Kedua, persoalan resilience (daya tahan). Bali memiliki kesuburan tanah yang tinggi, tetapi sayangnya praktik moda produksi pangan di Bali justru mengeliminasi dan mendegradasi keragaman pangan itu. “Pola produksi pangan yang dikembangan di wilayah kayak NTT, NTB atau wilayah semi arid (daerah agak kering) lainnya dipaksa untuk mengembangkan komoditas yang cocok di Jawa, misalnya padi dan didorong besar-besaran di sana. Saya lebih memilih mempertahankan resiliensi itu dengan mengembangkan keragaman pangan yang kita punya dr jenis tanaman, budaya, dan sistem yang ada,” ujar Said.

Jika sistem pangan harus sesuai orientasinya dengan kedaulatan pangan, negara harus menggeser model produksinya lebih beragam sesuai dengan konteks agro-ekosistem dan budaya wilayahnya. Misal tahun 1970an, kita masih mengenal empat jenis pangan pokok seperti umbi-umbian, jagung, beras, sorgum, sagu, dan seterusnya. Hari ini kita tinggal mengenal dua jenis pangan saja, yaitu beras dan gandum.
“Agak sulit membayangkan Indonesia itu pangan pokoknya nomor satu adalah gandum, Ketika Ukraina dan Rusia berperang, Presiden Jokowi sampai datang ke Rusia untuk melobi supaya melepaskan ekspor gandum dari Ukraina ke Indonesia, pertaruhan yang besar bagi bangsa kalau kita jatuh memilih sistem pangan kita diletakkan pada pangan pasar global. Menurut saya itu sesuatu yang keliru besar bagi kita,” ujar Said.
I Gusti Agung Ayu Ambarawati dari Center on Food Availability for Sustainable Improvement (CFASI) Universitas Udayana juga ikut memaparkan upaya dan temuannya di lapangan terkait ketahanan pangan. Ayu Ambarawati meninjau program Asuransi Usaha Tani Padi (AUTP) yang diterapkan pemerintah tahun 2015 dengan mencari metode-metode dan antisipasi program tersebut, seperti memberikan edukasi kepada masyarakat petani terkait manfaat asuransi dan mempercepat mitigasi risiko antara pembeli asuransi dan klaimnya.

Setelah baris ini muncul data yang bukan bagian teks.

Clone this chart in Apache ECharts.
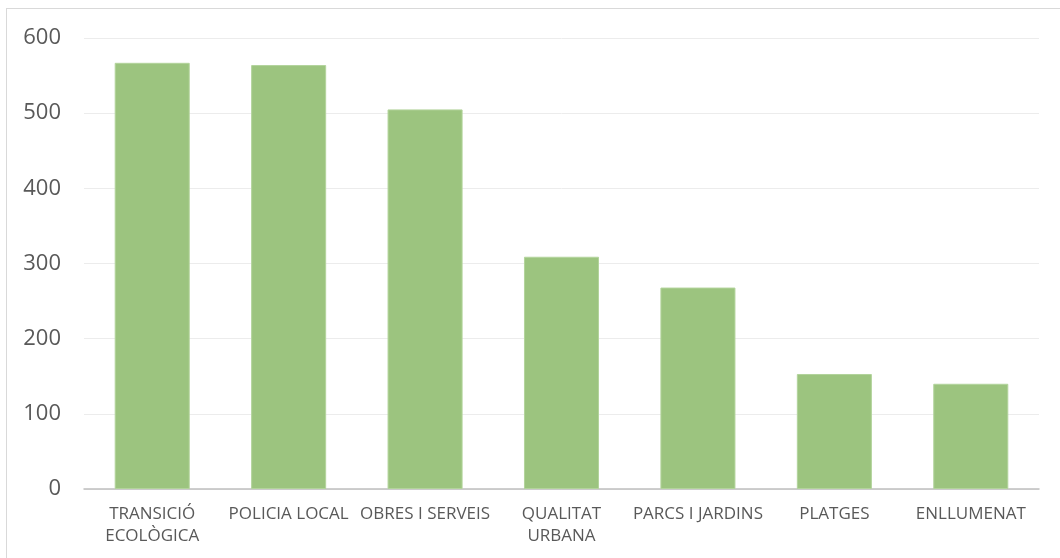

Tomy Haryadi selaku Direktur Pangan, Lahan, dan Air WRI Indonesia (Mitra Koalisi Sistem Pangan Lestari/KSPL), menjelaskan bahwa ketahanan pangan yang baik itu terwujud jika kita memikirkannya secara holistik dari perencanaan sampai ke implementasi. Ada empat hal yang harus dilakukan semua pihak untuk mewujudkan ketahanan pangan. Pertama, perencanaan yang paling tepat dengan menggunakan basis riset, informasi, dan teknologi yang tepat dari awal. Kedua, implementasi yang melibatkan banyak pihak, baik itu mitra pembangunan, penerima manfaat, ataupun pendana/pendonor. Ketiga, program/kebijakan tidak akan berjalan kalau tidak ada insentif bagi siapapun yang terlibat baik. Keempat, pengelolaan keseimbangan antara produksi dan konsumsi itu harus dicapai dengan cara mengembalikan pangan lokal sebagai step of food mereka itu yang paling penting karena low cost dan lebih bergizi.